I said on the podcast at one point that I had the idea that I’d keep a diary of San Diego Comic-Con this year, and that I’d post that here on the site afterwards as some kind of As It Happened expose and tell-all of my experience. That plan was utterly derailed by the events of my very first night there, but even if it hadn’t been, I’m sure it would’ve fallen apart the next night, or the night after that, perhaps; it was a trip that, even though it didn’t include my working all through the night at any point (In large part because most of my work was done right there, at the con, because of what was required of me), nonetheless featured late nights and each evening, I was exhausted and not in a mood to write about what was going on.
That makes it sound like I was in some kind of grumpy, horrible mood, and nothing could be further from the truth; it was one of the stranger, and at times, most stressful Comic-Cons I’d attended, but also one in which I met a whole host of people I’d only ever known online in person for the first time, and every single one was great, weirdly re-affirming a faith in comic folk (and movie folk, and publicity folk and… fuck it, let’s just say “folk” in general) that I wasn’t even really sure I’d had in the first place. It was also a trip that let me see a bunch of people I don’t get to see enough as-is — you know who you are — and that was worth any price of admission, no matter how ridiculous. And, really, things got pretty fucking ridiculous at times.
For example: what if, when going through airport security, you got pulled aside because somehow your crotch looked suspicious in the x-ray machine? Because that happened. Or checking in to your hotel, only to find out that your reservation didn’t actually exist anymore, and by the way, the available rooms in the hotel were now almost three times the cost you’d previously thought you were paying? That happened, too. (Wednesday, as you might have realized by this point, was a very surreal day for me.)
The panel I was on — a retrospective of Marvel’s Ultimate Universe, with Vulture‘s Abraham Reisman and The Beat‘s Heidi Macdonald, jumping off of Abraham’s great piece from a couple months ago — was ridiculous, too, but in the best way; it felt like the three of us just having a snarky conversation, and suddenly we were getting the 5 minute warning for the whole thing to be over, and yet, people seemed to like it…? It was stupidly fun, and the closest I’ve ever gotten to Wait, What? as a panel; it made me want to do a panel with Abraham whenever possible. (Or, for that matter, get Abraham on the podcast sometime. Hmmm.)
What else? Random celebrity encounters, because it’s Comic-Con. Having to run from one end of the Convention Center to another to get a press pass for a panel in Hall H, only to then be told by a volunteer that I can’t use said pass because my badge didn’t say “Press” on it, only for that volunteer to then be told that special passes trump everything else, all while trying not to panic about the five deadlines hanging over your head, because, yes, it’s Comic-Con. Being crushed in a wave of humanity that cares far too much about what’s happening at the Mattel booth, because it’s Comic-Con. And the gossip…! Man, the gossip. No, I won’t share; loose lips sink careers. But still.

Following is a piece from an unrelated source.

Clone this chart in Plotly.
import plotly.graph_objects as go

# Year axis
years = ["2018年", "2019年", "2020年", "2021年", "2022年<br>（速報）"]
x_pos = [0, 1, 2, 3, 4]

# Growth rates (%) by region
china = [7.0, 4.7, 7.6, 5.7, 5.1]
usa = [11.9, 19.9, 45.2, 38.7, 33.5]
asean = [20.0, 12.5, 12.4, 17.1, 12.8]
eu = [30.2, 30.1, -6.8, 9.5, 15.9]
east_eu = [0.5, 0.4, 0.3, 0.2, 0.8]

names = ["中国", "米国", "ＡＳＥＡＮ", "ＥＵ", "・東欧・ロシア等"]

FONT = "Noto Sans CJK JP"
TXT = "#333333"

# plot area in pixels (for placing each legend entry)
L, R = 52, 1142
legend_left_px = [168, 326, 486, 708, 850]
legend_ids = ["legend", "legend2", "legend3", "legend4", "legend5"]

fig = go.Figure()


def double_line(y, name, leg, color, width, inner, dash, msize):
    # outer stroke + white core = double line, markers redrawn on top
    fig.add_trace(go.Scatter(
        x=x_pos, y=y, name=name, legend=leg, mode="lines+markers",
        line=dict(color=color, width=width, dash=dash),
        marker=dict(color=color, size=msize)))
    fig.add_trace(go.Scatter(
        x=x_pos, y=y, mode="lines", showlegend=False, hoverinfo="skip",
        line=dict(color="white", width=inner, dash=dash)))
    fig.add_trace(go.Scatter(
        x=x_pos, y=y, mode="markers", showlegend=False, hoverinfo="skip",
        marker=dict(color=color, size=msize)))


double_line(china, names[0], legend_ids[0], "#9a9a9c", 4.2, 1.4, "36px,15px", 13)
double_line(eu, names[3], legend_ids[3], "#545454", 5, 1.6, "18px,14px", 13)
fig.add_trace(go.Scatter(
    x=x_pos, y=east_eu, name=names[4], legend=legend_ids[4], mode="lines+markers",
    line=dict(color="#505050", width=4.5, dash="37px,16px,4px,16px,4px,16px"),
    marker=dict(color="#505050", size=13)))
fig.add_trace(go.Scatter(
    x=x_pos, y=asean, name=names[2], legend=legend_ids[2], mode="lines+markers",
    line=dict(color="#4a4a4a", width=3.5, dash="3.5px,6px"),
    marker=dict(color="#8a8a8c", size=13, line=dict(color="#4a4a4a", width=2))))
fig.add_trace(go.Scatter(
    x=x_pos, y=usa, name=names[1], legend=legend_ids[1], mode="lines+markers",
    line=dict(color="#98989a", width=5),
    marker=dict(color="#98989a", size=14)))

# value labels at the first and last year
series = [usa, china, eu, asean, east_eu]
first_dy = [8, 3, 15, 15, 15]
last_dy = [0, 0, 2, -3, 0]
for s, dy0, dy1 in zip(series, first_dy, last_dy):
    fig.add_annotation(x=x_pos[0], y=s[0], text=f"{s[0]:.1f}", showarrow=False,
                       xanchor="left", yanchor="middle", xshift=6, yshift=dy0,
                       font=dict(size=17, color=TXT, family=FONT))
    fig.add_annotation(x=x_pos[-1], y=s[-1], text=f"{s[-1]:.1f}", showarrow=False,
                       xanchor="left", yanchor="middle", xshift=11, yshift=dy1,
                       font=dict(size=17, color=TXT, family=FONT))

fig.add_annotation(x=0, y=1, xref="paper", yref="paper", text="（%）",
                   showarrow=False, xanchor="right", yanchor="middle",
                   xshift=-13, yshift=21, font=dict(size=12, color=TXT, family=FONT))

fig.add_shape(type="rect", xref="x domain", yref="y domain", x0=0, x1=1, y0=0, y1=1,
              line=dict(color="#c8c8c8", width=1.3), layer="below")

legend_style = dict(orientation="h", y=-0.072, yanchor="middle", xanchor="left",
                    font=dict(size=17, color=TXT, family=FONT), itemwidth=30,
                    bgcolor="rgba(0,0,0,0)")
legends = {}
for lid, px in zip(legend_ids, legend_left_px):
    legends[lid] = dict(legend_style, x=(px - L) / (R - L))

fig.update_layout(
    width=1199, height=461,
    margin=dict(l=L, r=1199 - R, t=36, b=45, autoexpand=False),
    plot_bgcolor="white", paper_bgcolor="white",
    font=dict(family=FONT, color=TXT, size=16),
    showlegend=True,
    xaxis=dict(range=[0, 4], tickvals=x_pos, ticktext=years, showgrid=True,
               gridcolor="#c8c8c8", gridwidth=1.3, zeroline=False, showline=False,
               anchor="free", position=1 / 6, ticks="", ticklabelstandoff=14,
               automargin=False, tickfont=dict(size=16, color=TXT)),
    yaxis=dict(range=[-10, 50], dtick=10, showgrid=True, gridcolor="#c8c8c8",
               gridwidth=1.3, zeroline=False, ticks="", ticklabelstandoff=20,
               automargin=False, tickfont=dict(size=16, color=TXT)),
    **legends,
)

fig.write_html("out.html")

Those who’ve been to SDCC know the weird disconnect from reality that occurs pretty much as soon as you step into the Convention Center for the first time, and continues until — well, I’m typing this on the plane back to Portland, and I still don’t really feel like I’m back in the real world. I was having a conversation with someone this afternoon in which we admitted that neither of us actually knew what was happening in the news at the moment. It was the second time the subject had come up during the week of the show; earlier on, a friend asked, “I was just thinking, what if some big disaster happened in the world and none of us knew anything about it, because we were all at Comic-Con?” That’s what it’s like; being there for the five days is like getting unmoored from reality. The sight of seeing giant Uglydolls wandering around next to faux Thors and an army of Agent Carters becomes entirely normal far faster than is probably healthy, while the regular workweek becomes a distant dream.
(Writing that, I thought, wait, that doesn’t sound bad at all. For all my personal cynicism about the show, I’m reminded of talking to Playboy editor Marc Bernardin, who told me that he went to the show with someone from Playboy who’d never been before, and her awed, amazed reaction made him like everything again. There’s something to be said for not being a cynical, jaded bastard.)
I’m still on this odd high from the whole thing; it’s the adrenaline and the exhaustion mixing, I think — I got nowhere near enough sleep each night, either because my hotel was, it turned out, right below where planes came in to land at the airport, or because I was up late working or socializing (Related: I was out for dinner on Friday, and the entire cast of Star Wars: The Force Awakens was sat behind me; it was one of those Oh, that’s right, the world is weird here moments, but kind of exciting, too) — and I know re-entry into the real world is going to be rough, even after a full night’s sleep. But I find myself thinking, “I’d go back. I can imagine wanting to go back again next year without dread in my heart.” That’s got to be a win, right?